Welsh Independent minister

Hugh Owen (1639 or 1640 - 15 March 1700) was a Welsh independent minister.

==Life==
Owen (the great-grandson of John Lewis Owen, Member of Parliament for Merioneth in 1572) was educated at Jesus College, Oxford, matriculating in 1660. He left the university without taking a degree. Edmund Calamy recorded that Owen was a candidate for the ministry in August 1662 and that Owen, after travelling from Oxford to London, soon returned to Wales. Owen was an itinerant preacher in Merioneth, Caernarvonshire and Montgomeryshire. He obtained a license as a congregational teacher in 1672, working from his house in Llangegry in Merioneth. Later the same year, he was given licenses to preach in various locations in Merioneth (Bodwenni, Cynfal, Erwgoyel, Llanegryn, and Peniarth). In 1675, he was ordained as a minister in the Independent church based at Wrexham.
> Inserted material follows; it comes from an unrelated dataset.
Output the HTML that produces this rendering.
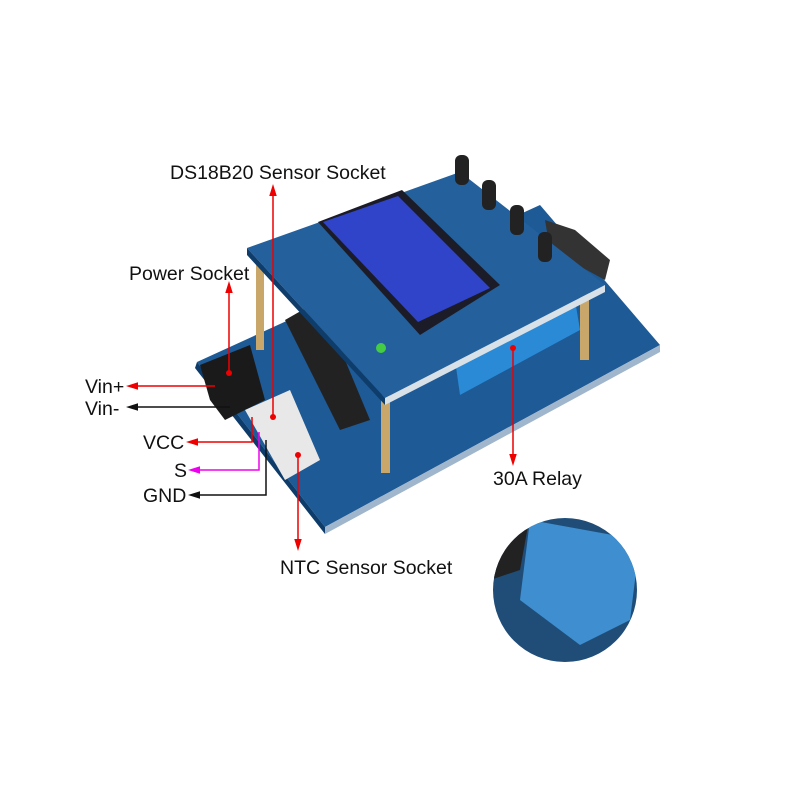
<!DOCTYPE html>
<html><head><style>
body{margin:0;background:#fff;}
svg{display:block}
text{font-family:"Liberation Sans",sans-serif;fill:#111;}
</style></head><body>
<svg width="800" height="800" viewBox="0 0 800 800">
<defs>
<marker id="ar" markerWidth="8" markerHeight="8" refX="4" refY="4" orient="auto"><path d="M0,1.5 L8,4 L0,6.5Z" fill="#e00"/></marker>
<marker id="ab" markerWidth="8" markerHeight="8" refX="4" refY="4" orient="auto"><path d="M0,1.5 L8,4 L0,6.5Z" fill="#111"/></marker>
<marker id="am" markerWidth="8" markerHeight="8" refX="4" refY="4" orient="auto"><path d="M0,1.5 L8,4 L0,6.5Z" fill="#e0e"/></marker>
<clipPath id="cc"><circle cx="565" cy="590" r="72"/></clipPath>
</defs>
<!-- lower board -->
<polygon points="197,362 540,205 660,345 325,527" fill="#1d5a96"/>
<polygon points="197,362 325,527 325,534 195,368" fill="#0e3c6a"/>
<polygon points="325,527 660,345 660,352 325,534" fill="#9fb6cc"/>
<polygon points="455,360 575,300 580,330 460,395" fill="#2a8ad6"/>
<polygon points="200,365 250,345 265,400 225,420 210,400" fill="#1a1a1a"/>
<polygon points="245,410 290,390 320,460 285,480" fill="#e8e8e8"/>
<polygon points="285,320 320,300 370,420 340,430" fill="#222"/>
<rect x="256" y="265" width="8" height="85" fill="#c9a76a"/>
<rect x="381" y="395" width="9" height="78" fill="#c9a76a"/>
<rect x="580" y="290" width="9" height="70" fill="#c9a76a"/>
<polygon points="545,220 575,230 610,260 605,280 550,250" fill="#333"/>
<!-- upper board -->
<polygon points="247,248 460,172 605,285 385,398" fill="#23609c"/>
<polygon points="247,248 385,398 385,405 247,255" fill="#0f3d6b"/>
<polygon points="385,398 605,285 605,292 385,405" fill="#d8e0e8"/>
<polygon points="318,222 402,190 500,285 420,335" fill="#1c1c28"/>
<polygon points="323,222 398,196 490,288 418,322" fill="#2f44c8"/>
<rect x="455" y="155" width="14" height="30" rx="6" fill="#222"/>
<rect x="482" y="180" width="14" height="30" rx="6" fill="#222"/>
<rect x="510" y="205" width="14" height="30" rx="6" fill="#222"/>
<rect x="538" y="232" width="14" height="30" rx="6" fill="#222"/>
<circle cx="381" cy="348" r="5" fill="#4c4"/>
<!-- inset -->
<g clip-path="url(#cc)">
<rect x="490" y="515" width="150" height="150" fill="#1f4d78"/>
<polygon points="530,520 640,540 630,620 580,645 520,600" fill="#3f8fd0"/>
<polygon points="490,515 530,515 520,570 490,580" fill="#222"/>
</g>
<!-- labels -->
<g font-size="19.5">
<text x="170" y="179">DS18B20 Sensor Socket</text>
<text x="129" y="280">Power Socket</text>
<text x="85" y="393">Vin+</text>
<text x="85" y="415">Vin-</text>
<text x="143" y="449">VCC</text>
<text x="174" y="477">S</text>
<text x="143" y="502">GND</text>
<text x="280" y="574">NTC Sensor Socket</text>
<text x="493" y="485">30A Relay</text>
</g>
<g stroke-width="1.5" fill="none">
<path d="M273,417 V190" stroke="#e00" marker-end="url(#ar)"/>
<path d="M229,373 V287" stroke="#e00" marker-end="url(#ar)"/>
<path d="M215,386 H132" stroke="#e00" marker-end="url(#ar)"/>
<path d="M230,407 H132" stroke="#111" marker-end="url(#ab)"/>
<path d="M252,417 V442 H192" stroke="#e00" marker-end="url(#ar)"/>
<path d="M259,432 V470 H194" stroke="#e0e" marker-end="url(#am)"/>
<path d="M266,440 V495 H194" stroke="#111" marker-end="url(#ab)"/>
<path d="M298,455 V545" stroke="#e00" marker-end="url(#ar)"/>
<path d="M513,348 V460" stroke="#e00" marker-end="url(#ar)"/>
</g>
<g fill="#e00"><circle cx="273" cy="417" r="3"/><circle cx="229" cy="373" r="3"/><circle cx="298" cy="455" r="3"/><circle cx="513" cy="348" r="3"/></g>
</svg>
</body></html>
His grandson later stated that Owen had been imprisoned in Powis Castle by William Herbert, 1st Marquess of Powis, a Catholic, but that Lord Powis had treated Owen well, having been impressed by Owen's prayers, and invited him to return to Powis Castle every Christmas after his release.
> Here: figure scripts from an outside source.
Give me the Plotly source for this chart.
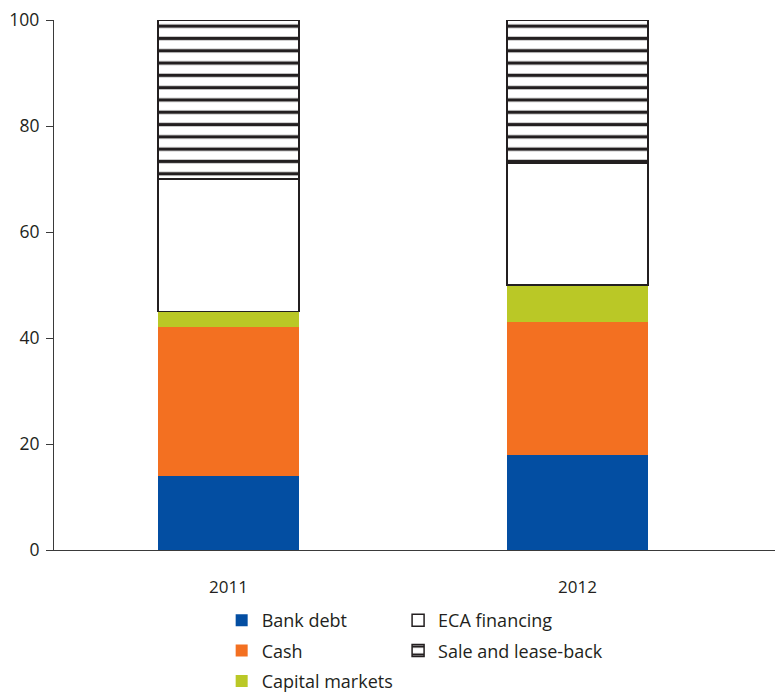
import plotly.graph_objects as go

years = ["2011", "2012"]
bank_debt = [14, 18]
cash = [28, 25]
capital_markets = [3, 7]
eca_financing = [25, 23]
sale_leaseback = [30, 27]

y_ticks = [0, 20, 40, 60, 80, 100]

FONT = "Open Sans"
TXT = "#231f20"

fig = go.Figure()

fig.add_trace(go.Bar(x=years, y=bank_debt, name="Bank debt", width=0.404,
                     marker=dict(color="#034ea2", line=dict(width=0)),
                     legend="legend", legendgroup="a", legendrank=1))
fig.add_trace(go.Bar(x=years, y=cash, name="Cash", width=0.404,
                     marker=dict(color="#f37021", line=dict(width=0)),
                     legend="legend", legendgroup="b", legendrank=2))
fig.add_trace(go.Bar(x=years, y=capital_markets, name="Capital markets", width=0.404,
                     marker=dict(color="#bac826", line=dict(width=0)),
                     legend="legend", legendgroup="c", legendrank=3))
fig.add_trace(go.Bar(x=years, y=eca_financing, name="ECA financing", width=0.404,
                     marker=dict(color="white", line=dict(width=1.5, color="#231f20")),
                     legend="legend2", legendgroup="d", legendrank=4))
fig.add_trace(go.Bar(x=years, y=sale_leaseback, name="Sale and lease-back", width=0.404,
                     marker=dict(color="white", line=dict(width=1.5, color="#231f20"),
                                 pattern=dict(shape="-", fgcolor="#231f20", bgcolor="white",
                                              size=12.3, solidity=0.27, fillmode="replace")),
                     legend="legend2", legendgroup="e", legendrank=5))

xr = [-0.5, 1.589]

fig.update_layout(
    width=783, height=697,
    margin=dict(l=46, r=8, t=12, b=155, autoexpand=False),
    barmode="stack",
    plot_bgcolor="white", paper_bgcolor="white",
    font=dict(family=FONT, size=17, color=TXT),
    xaxis=dict(type="category", range=xr, showline=True, linecolor="#3a3a3a", linewidth=1.2,
               ticks="outside", ticklen=21, tickcolor="rgba(0,0,0,0)", automargin=False,
               showgrid=False, zeroline=False, tickfont=dict(size=17, color=TXT)),
    xaxis2=dict(overlaying="x", range=xr, tickvals=[-0.5, 0.5], showticklabels=False,
                ticks="outside", ticklen=8, tickcolor="#3a3a3a", tickwidth=1.2, automargin=False,
                showgrid=False, zeroline=False, showline=False),
    yaxis=dict(range=[0, 100], tickvals=y_ticks, showline=True, linecolor="#3a3a3a",
               linewidth=1.2, ticks="outside", ticklen=7, tickcolor="#3a3a3a", tickwidth=1.2,
               automargin=False, ticklabelstandoff=3, ticklabeloverflow="allow",
               showgrid=False, zeroline=False, tickfont=dict(size=17.5, color=TXT)),
    legend=dict(x=0.230, y=-0.098, xanchor="left", yanchor="top", orientation="v",
                tracegroupgap=4, font=dict(size=18, color=TXT), bgcolor="rgba(0,0,0,0)"),
    legend2=dict(x=0.472, y=-0.098, xanchor="left", yanchor="top", orientation="v",
                 tracegroupgap=4, font=dict(size=18, color=TXT), bgcolor="rgba(0,0,0,0)"),
    showlegend=True,
)

fig.write_html("out.html")
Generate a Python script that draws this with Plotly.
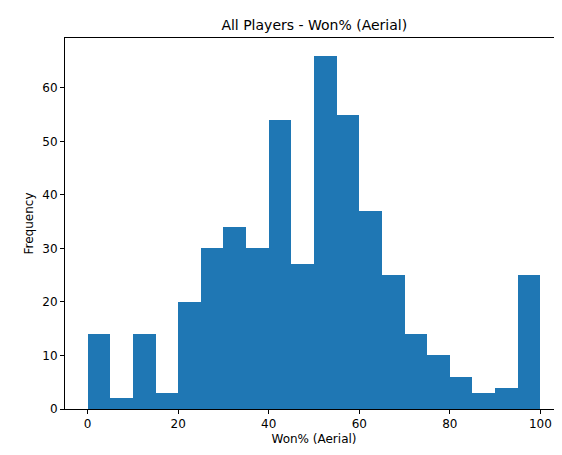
import plotly.graph_objects as go

bin_left = [0, 5, 10, 15, 20, 25, 30, 35, 40, 45, 50, 55, 60, 65, 70, 75, 80, 85, 90, 95]
counts = [14, 2, 14, 3, 20, 30, 34, 30, 54, 27, 66, 55, 37, 25, 14, 10, 6, 3, 4, 25]
bin_width = 5

fig = go.Figure()
fig.add_bar(
    x=[b + bin_width / 2 for b in bin_left],
    y=counts,
    width=bin_width,
    marker=dict(color="#1f77b4", line=dict(width=0)),
)

axis_style = dict(
    showgrid=False, zeroline=False, showline=True, mirror=True,
    linecolor="black", linewidth=1, ticks="outside", ticklen=4,
    tickcolor="black", tickfont=dict(size=12, color="black"), automargin=False,
)
fig.update_xaxes(range=[-5, 105], tickvals=[0, 20, 40, 60, 80, 100],
                 title=dict(text="Won% (Aerial)", font=dict(size=12, color="black"), standoff=4),
                 **axis_style)
fig.update_yaxes(range=[0, 69.3], tickvals=[0, 10, 20, 30, 40, 50, 60],
                 title=dict(text="Frequency", font=dict(size=12, color="black"), standoff=6),
                 **axis_style)
fig.update_layout(
    width=562, height=455,
    plot_bgcolor="white", paper_bgcolor="white",
    font=dict(family="DejaVu Sans"),
    title=dict(text="All Players - Won% (Aerial)", x=0.545, xanchor="center",
               y=0.962, yanchor="middle", font=dict(size=14, color="black")),
    margin=dict(l=57, r=7, t=30, b=54, autoexpand=False),
    showlegend=False, bargap=0,
)

fig.write_html("out.html")
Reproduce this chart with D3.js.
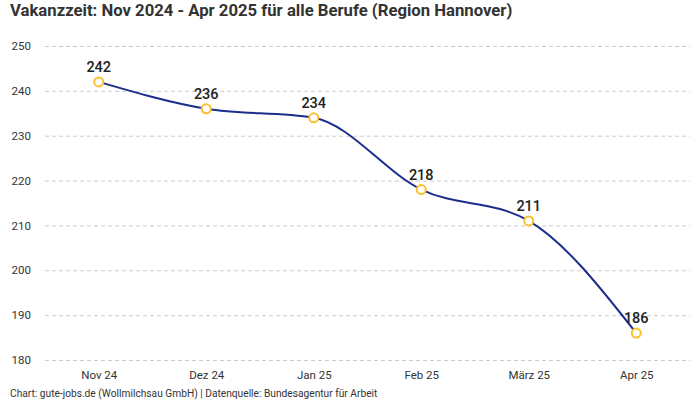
<!DOCTYPE html>
<html>
<head>
<meta charset="utf-8">
<script src="https://cdn.jsdelivr.net/npm/d3@7"></script>
<style>
  body { margin: 0; background: #fff; }
  text { font-family: Roboto, sans-serif; }
</style>
</head>
<body>
<div id="chart"></div>
<script>
const months = ["Nov 24", "Dez 24", "Jan 25", "Feb 25", "März 25", "Apr 25"]
const vakanz = [242, 236, 234, 218, 211, 186]
const yTicks = [180, 190, 200, 210, 220, 230, 240, 250]

const size = [700, 400]
const margin = ({top: 46, right: 10, bottom: 40, left: 45})

const svg = d3.create("svg")
  .attr("width", size[0])
  .attr("height", size[1])

const scaleX = d3.scalePoint()
  .domain(months)
  .range([margin.left, size[0] - margin.right])
  .padding(0.5)

const scaleY = d3.scaleLinear()
  .domain([180, 250])
  .range([size[1] - margin.bottom, margin.top])

// title
svg.append("text")
  .attr("x", 10)
  .attr("y", 16)
  .attr("font-size", 16.7)
  .attr("font-weight", "bold")
  .attr("fill", "#333")
  .text("Vakanzzeit: Nov 2024 - Apr 2025 für alle Berufe (Region Hannover)")

// grid + y axis
const yAxis = g => g
  .attr("transform", `translate(${margin.left},0)`)
  .call(d3.axisLeft(scaleY)
    .tickValues(yTicks)
    .tickSize(-(size[0] - margin.left - margin.right))
    .tickPadding(14))
  .call(g => g.select(".domain").remove())
  .call(g => g.selectAll(".tick line")
    .attr("stroke", "#ccc")
    .attr("stroke-dasharray", "4,3"))
  .call(g => g.selectAll(".tick text")
    .attr("font-size", 11.5)
    .attr("fill", "#333")
    .attr("font-family", "Roboto, sans-serif"))

svg.append("g").call(yAxis)

const xAxis = g => g
  .attr("transform", `translate(0,${size[1] - margin.bottom})`)
  .call(d3.axisBottom(scaleX).tickSize(0).tickPadding(11))
  .call(g => g.select(".domain").remove())
  .call(g => g.selectAll(".tick text")
    .attr("font-size", 11.5)
    .attr("fill", "#333")
    .attr("font-family", "Roboto, sans-serif"))

svg.append("g").call(xAxis)

const data = months.map((m, i) => ({month: m, value: vakanz[i]}))

const line = d3.line()
  .x(d => scaleX(d.month))
  .y(d => scaleY(d.value))
  .curve(d3.curveMonotoneX)

svg.append("path")
  .datum(data)
  .attr("fill", "none")
  .attr("stroke", "#1c2d8c")
  .attr("stroke-width", 2)
  .attr("d", line)

svg.append("g")
  .selectAll("circle")
  .data(data)
  .join("circle")
    .attr("cx", d => scaleX(d.month))
    .attr("cy", d => scaleY(d.value))
    .attr("r", 4.5)
    .attr("fill", "#fff")
    .attr("stroke", "#fbc02d")
    .attr("stroke-width", 2)

svg.append("g")
  .selectAll("text")
  .data(data)
  .join("text")
    .attr("x", d => scaleX(d.month))
    .attr("y", d => scaleY(d.value) - 10)
    .attr("text-anchor", "middle")
    .attr("font-size", 14.5)
    .attr("font-weight", 500)
    .attr("fill", "#222")
    .text(d => d.value)

// source
svg.append("text")
  .attr("x", 10)
  .attr("y", 397)
  .attr("font-size", 10.2)
  .attr("fill", "#333")
  .text("Chart: gute-jobs.de (Wollmilchsau GmbH) | Datenquelle: Bundesagentur für Arbeit")

d3.select("#chart").append(() => svg.node())
</script>
</body>
</html>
In 1685, Owen became the minister of a congregation comprising Independents and Baptists at Ysgafell (near Newtown) in Montgomeryshire. He died on 15 March 1700 and was survived by his wife, Martha, whom he had married in or before 1670. They had a son (John Owen, to whom Hugh Owen left his books in Hebrew, Greek and Latin) and three daughters. Owen was buried in the churchyard at Llanegryn. John Owen himself died three months later on 27 June 1700.